In what will be seen as a historic decision, the Chief Justice has confirmed the rights of Indigenous peoples of the Upper Mazaruni to their ancestral lands, though she stopped short of saying that those rights are “to the exclusion of all others.”
This was the ruling delivered yesterday by acting Chief Justice Roxane George SC, in the decades-old litigation which had been filed against the Government of Guyana by the Indigenous peoples of the Upper Mazaruni.
Among other things, they sought legal recognition of their rights to traditional and ancestral lands.
For 24 years, communities that fall under the Upper Mazaruni District Council (UMDC) have been engaged in a legal battle to recognize their land rights.
Delivering her marathon ruling yesterday afternoon, Chief Justice George said that the Akawaio’s and Arekuna—the two Amerindian tribes at the centre of the litigation—do have rights to the land in question.
Referencing a plethora of case law precedent and legislation, and having regard to the evidence presented on behalf of the plaintiffs, the Chief Justice said that the two tribes have been able to prove that they have—from time immemorial—continuously occupied and held communal/aboriginal title and rights to the lands.
She made it clear, however, that those rights are subject to State lands/title and, therefore, could not be regarded as being to the exclusion of all others.
In fact, the Judge pointed out that while historically the lands may have only been occupied by the tribes, it is not so today. On this point she was keen in noting that at the time witnesses testified during the trial, there were other people occupying those lands.
She said, too, that while the Plaintiffs do have inalienable right to their ancestral lands, aboriginal title/property could be alienated to the State, though for the payment of compensation.
In the circumstances, Justice George said that she could not grant the relief sought by the Plaintiffs—to order that their right is to the exclusion of all others.
She also did not grant the declaration that the Indigenous peoples were seeking that they were being made subject to differential treatment on the basis of race, or were otherwise being discriminated.
The Judge said that not only was no evidence led to so substantiate the claim but she was keen in pointing out that unlike any other race, it is Indigenous peoples who alone have constitutional protection to ancestral lands.
Also not granted to the plaintiffs was an order for compensation.
In assessing this issue, Chief Justice George said that though it was their argument, the Plaintiffs led no evidence to support their contention of having been displaced, or otherwise dispossessed of their occupation.
She said that in fact, there were witnesses for the Plaintiffs who confirmed in their testimonies that they continued to live and use the lands as they did for fishing, farming and all other traditional purposes.
On those grounds, their request for compensation failed.
The matter had been brought against the State with the Attorney General listed as defendant. He was represented by Solicitor General Nigel Hawke and Kamal Ramkarran.
Meanwhile, the Plaintiffs legal team was led by attorney Nigel Hughes, together with Jed Vasconcellos and Ronald Daniels.

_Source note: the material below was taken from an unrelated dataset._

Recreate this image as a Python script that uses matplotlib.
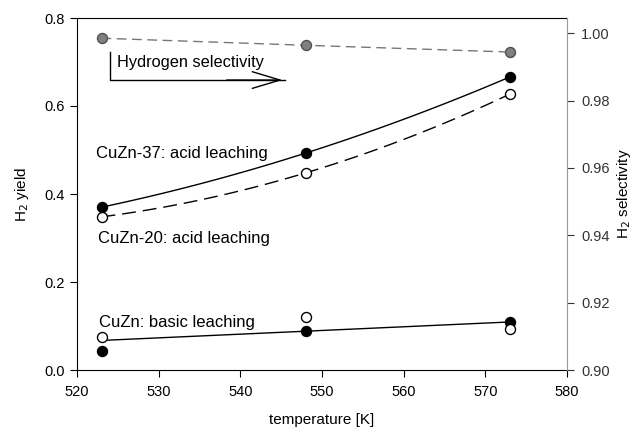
import numpy as np
import matplotlib
matplotlib.use("Agg")
from matplotlib import pyplot as plt

# data
temp = [523, 548, 573]
yield_cuzn37 = [0.370, 0.493, 0.666]
yield_cuzn20 = [0.348, 0.448, 0.627]
yield_basic_filled = [0.043, 0.089, 0.109]
yield_basic_open = [0.075, 0.120, 0.093]
selectivity = [0.9985, 0.9964, 0.9944]

plt.rcParams["font.family"] = ["Liberation Sans", "DejaVu Sans"]
plt.rcParams["font.size"] = 10

fig = plt.figure(figsize=(6.37, 4.28), dpi=100)
ax = fig.add_axes([77 / 637, 1 - 370 / 428, 490 / 637, 352 / 428])
ax2 = ax.twinx()

t = np.array(temp, dtype=float)
tt = np.linspace(523, 573, 100)

# fitted curves
c37 = np.polyfit(t, yield_cuzn37, 2)
c20 = np.polyfit(t, yield_cuzn20, 2)
tb = np.concatenate([t, t])
cb = np.polyfit(tb, yield_basic_filled + yield_basic_open, 1)

ax.plot(tt, np.polyval(c37, tt), color="black", lw=1.0)
ax.plot(tt, np.polyval(c20, tt), color="black", lw=1.0, dashes=(10, 5))
ax.plot(tt, np.polyval(cb, tt), color="black", lw=1.0)

ms = 7.2
ax.plot(temp, yield_cuzn37, "o", ms=ms, mfc="black", mec="black")
ax.plot(temp, yield_cuzn20, "o", ms=ms, mfc="white", mec="black", mew=1.0)
ax.plot(temp, yield_basic_filled, "o", ms=ms, mfc="black", mec="black")
ax.plot(temp, yield_basic_open, "o", ms=ms, mfc="white", mec="black", mew=1.0)

ax2.plot(temp, selectivity, color="#777777", lw=1.0, dashes=(7, 4),
         marker="o", ms=ms, mfc="#808080", mec="#505050")

ax.set_xlim(520, 580)
ax.set_ylim(0, 0.8)
ax2.set_ylim(0.9, 1.0045)
ax.set_xticks(np.arange(520, 581, 10))
ax.set_yticks(np.arange(0, 0.81, 0.2))
ax.set_yticklabels(["0.0", "0.2", "0.4", "0.6", "0.8"])
ax2.set_yticks(np.arange(0.90, 1.001, 0.02))
ax2.set_yticklabels(["0.90", "0.92", "0.94", "0.96", "0.98", "1.00"])

for a in (ax, ax2):
    a.tick_params(direction="out", length=5, width=0.8, labelsize=10.5)
ax.tick_params(axis="x", pad=6)
ax2.tick_params(axis="y", colors="#333333", pad=5)
ax2.spines["right"].set_color("#999999")
ax.spines["right"].set_visible(False)
ax2.spines["left"].set_visible(False)
ax2.spines["bottom"].set_visible(False)
ax2.spines["top"].set_visible(False)

ax.set_xlabel("temperature [K]", fontsize=11, labelpad=10)
ax.set_ylabel("H$_2$ yield", fontsize=11, labelpad=10)
ax2.set_ylabel("H$_2$ selectivity", fontsize=11, labelpad=4)

ax.text(524.9, 0.698, "Hydrogen selectivity", fontsize=11.8, va="center")
ax.plot([524.05, 524.05, 545.5], [0.723, 0.659, 0.659], color="black", lw=1.0)
ax.annotate("", xy=(545.5, 0.659), xytext=(538.0, 0.659),
            arrowprops=dict(arrowstyle="->,head_length=2.0,head_width=0.6",
                            color="black", lw=1.0))
ax.text(522.3, 0.493, "CuZn-37: acid leaching", fontsize=12, va="center")
ax.text(522.55, 0.300, "CuZn-20: acid leaching", fontsize=12, va="center")
ax.text(522.7, 0.109, "CuZn: basic leaching", fontsize=12, va="center")

fig.savefig("out.png", dpi=100)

With the case pending before her for some years, the Chief Justice at the beginning of the proceedings yesterday extended her apologies to both sides and stated that the delay was due to pressing duties.
Background
Chairman of the UMDC and Toshao of Kato Mario Hastings had previously lamented to Stabroek News, the slow progression of the matter sine final arguments were heard back in 2017. They were told that the delay is due to a backlog of cases in the court.
Indigenous People’s activist and native of Phillipai Village Laura George had stressed that their fight for recognition was based on the fact that they wanted it to be determined that they are the real owners of lands, for which mining permits are being given.
The leaders had expressed their belief that after the two decades and a half that have elapsed, the matter should have already been put to rest rather than being dragged out.
Deputy Chairman of the UMDC and Toshao of Kamarang Lemuel Thomas had said that the land rights was one of the burning issues they were tasked with resolving and that their villagers were pressing for results.
The UMDC leaders had said that more harm was being inflicted on their communities through both renewals and issuance of new mining concession permits.
Hasting had said in the Upper Mazaruni they received separate land titles in 1991 but the lands that were given have little to no cultural meaning and large swathes of their traditional land were kept as state property.
According to Hastings, this was what led people living in the area to take the case to court seeking a judicial declaration confirming their rights to the land.
He noted that although international human rights bodies, such as the United Nations Committee on the Elimination of Racial Discrimination, have called upon Guyana to legally recognise the lands, territories and resources that indigenous peoples have traditionally owned or occupied, this was not done.
He had argued that that the decades-long denial of their land rights violated their constitutional rights as per the constitution of Guyana.